Palavra de especialista
Miguel Foguel/pesquisador do Ipea
“O avanço do trabalho por conta própria é uma resposta ao atual momento da economia. As pessoas estão sendo desligadas de seus empregos, e não há crescimento das contratações. O conta própria é uma alternativa para auferir alguma renda. Ele pode ser um trabalho temporário ou evoluir para o empreendedorismo individual, por exemplo. Outra situação é aquela em que pessoas de uma mesma família, vendo o chefe do grupo perder o emprego ou a renda diminuir, buscam também alternativas e passam a desenvolver atividades para melhorar essa condição. Em um curto prazo, o movimento é positivo para a economia, já que as pessoas estão conseguindo ter alguma renda. A longo prazo, é preocupante. A ocupação que não está ligada a um trabalho inovador, por exemplo, mas requer baixa qualificação e pouco investimento na formação do trabalhador, pode criar a mais longo prazo um problema para o país, atuando como limitador do crescimento da produtividade.”
Demanda retraída exige mais esforçoAqueles que já estão tradicionalmente do segmento por conta própria também sentiram o aperto da economia e da redução do emprego e tiveram que se virar dentro do modelo. O músico Reinaldo Figueiredo, de 39 anos, atua em segmentos variados, mas a atividade principal desempenhada por ele sempre foi a de professor de guitarra, com o talento para ensinar crianças e adultos. Reinaldo se considera um bom termômetro da crise. Segundo ele, quando o orçamento aperta, as famílias tendem a cortar as aulas de música para manter outras despesas, como a escola particular.
A demanda de aulas era ativa de 2008 a 2013. A partir de 2014, contudo, o mercado piorou. Apesar da crise, Reinaldo é otimista e está se reinventando em várias áreas. Como professor ele se prepara para lançar aulas virtuais pela internet. Pretende vender conteúdo em vídeos e, também, dará aulas on-line. “Esse é um projeto antigo. Como a crise reduziu a demanda por aulas, consegui usar o tempo disponível para investir no projeto.”
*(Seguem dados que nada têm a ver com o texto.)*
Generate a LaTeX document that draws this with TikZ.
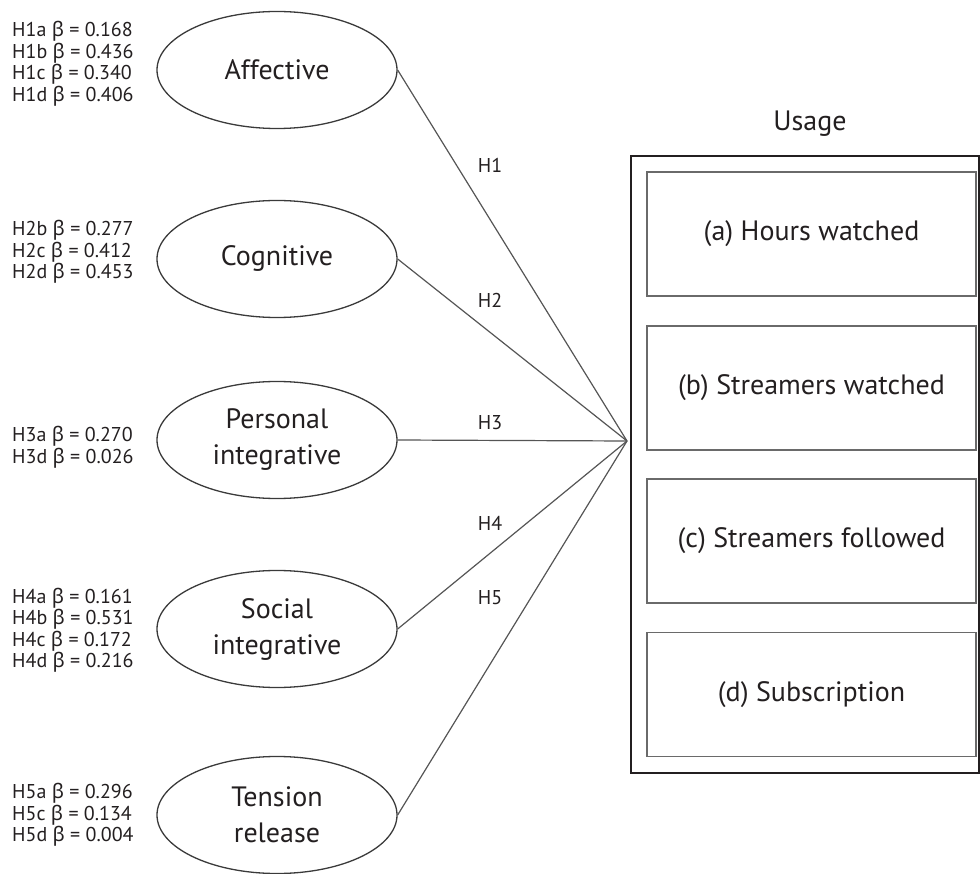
\documentclass[tikz,border=0pt]{standalone}
\usepackage{fontspec}
\setmainfont{PT Sans}
\newfontfamily\grkfont{Noto Sans}
\usetikzlibrary{shapes.geometric}
\newcommand{\bt}{{\grkfont β}}
\definecolor{ink}{HTML}{231F20}
\definecolor{edge}{HTML}{3A3A3A}
\definecolor{conncol}{HTML}{555555}
\definecolor{boxcol}{HTML}{6A6A6A}
\begin{document}
\begin{tikzpicture}[x=1pt,y=-1pt,
  construct/.style={ellipse, draw=edge, line width=1.3pt, minimum width=240pt,
    minimum height=117pt, inner sep=0pt, align=center, text=ink,
    font=\fontsize{28}{36}\selectfont},
  betas/.style={anchor=west, align=left, inner sep=0pt, text=ink,
    font=\fontsize{20}{21.5}\selectfont},
  hyp/.style={inner sep=0pt, text=ink, font=\fontsize{20}{24}\selectfont},
  conn/.style={draw=conncol, line width=1.2pt},
  measure/.style={rectangle, draw=boxcol, line width=1.3pt, minimum width=329pt,
    minimum height=124pt, inner sep=0pt, text=ink, font=\fontsize{28}{34}\selectfont},
]
\useasboundingbox (0,0) rectangle (980,874);

% latent constructs
\node[construct] (aff) at (277,70)  {Affective};
\node[construct] (cog) at (277,259) {Cognitive};
\node[construct] (per) at (277,440) {Personal\\integrative};
\node[construct] (soc) at (277,629) {Social\\integrative};
\node[construct] (ten) at (277,815) {Tension\\release};

% path coefficients
\node[betas] (baff) at (12,64)  {H1a \bt{} = 0.168\\H1b \bt{} = 0.436\\H1c \bt{} = 0.340\\H1d \bt{} = 0.406};
\node[betas] (bcog) at (12,252) {H2b \bt{} = 0.277\\H2c \bt{} = 0.412\\H2d \bt{} = 0.453};
\node[betas] (bper) at (12,447) {H3a \bt{} = 0.270\\H3d \bt{} = 0.026};
\node[betas] (bsoc) at (12,630) {H4a \bt{} = 0.161\\H4b \bt{} = 0.531\\H4c \bt{} = 0.172\\H4d \bt{} = 0.216};
\node[betas] (bten) at (12,815) {H5a \bt{} = 0.296\\H5c \bt{} = 0.134\\H5d \bt{} = 0.004};

% usage block
\node[text=ink, font=\fontsize{28}{34}\selectfont, inner sep=0pt] (usage) at (810,124) {Usage};
\node[draw=ink, line width=2.6pt, minimum width=348pt, minimum height=617pt,
  inner sep=0pt] (frame) at (805,464.5) {};
\node[measure] (ma) at (811.5,234)   {(a) Hours watched};
\node[measure] (mb) at (811.5,388)   {(b) Streamers watched};
\node[measure] (mc) at (811.5,541)   {(c) Streamers followed};
\node[measure] (md) at (811.5,694.5) {(d) Subscription};

% hypotheses converging on the usage block
\coordinate (hub) at (627,441);
\draw[conn] (aff.east) -- (hub);
\draw[conn] (cog.east) -- (hub);
\draw[conn] (per.east) -- (hub);
\draw[conn] (soc.east) -- (hub);
\draw[conn] (ten.east) -- (hub);

\node[hyp] (h1) at (490,165) {H1};
\node[hyp] (h2) at (490,300) {H2};
\node[hyp] (h3) at (490,423) {H3};
\node[hyp] (h4) at (490,523) {H4};
\node[hyp] (h5) at (490,598) {H5};
\end{tikzpicture}
\end{document}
Com a alma criativa característica do conta própria, Reinaldo atua, ainda, como fotógrafo. Outra face de empreendedor é a participação dele em programas de aventuras, até mesmo como integrante da equipe de um protagonista do Discovery channel. Para incrementar a renda, ele se cadastrou no site Rent a local friend, para atuar como uma espécie de guia turístico, ou como o próprio nome diz, um amigo alugado para o turista em BH.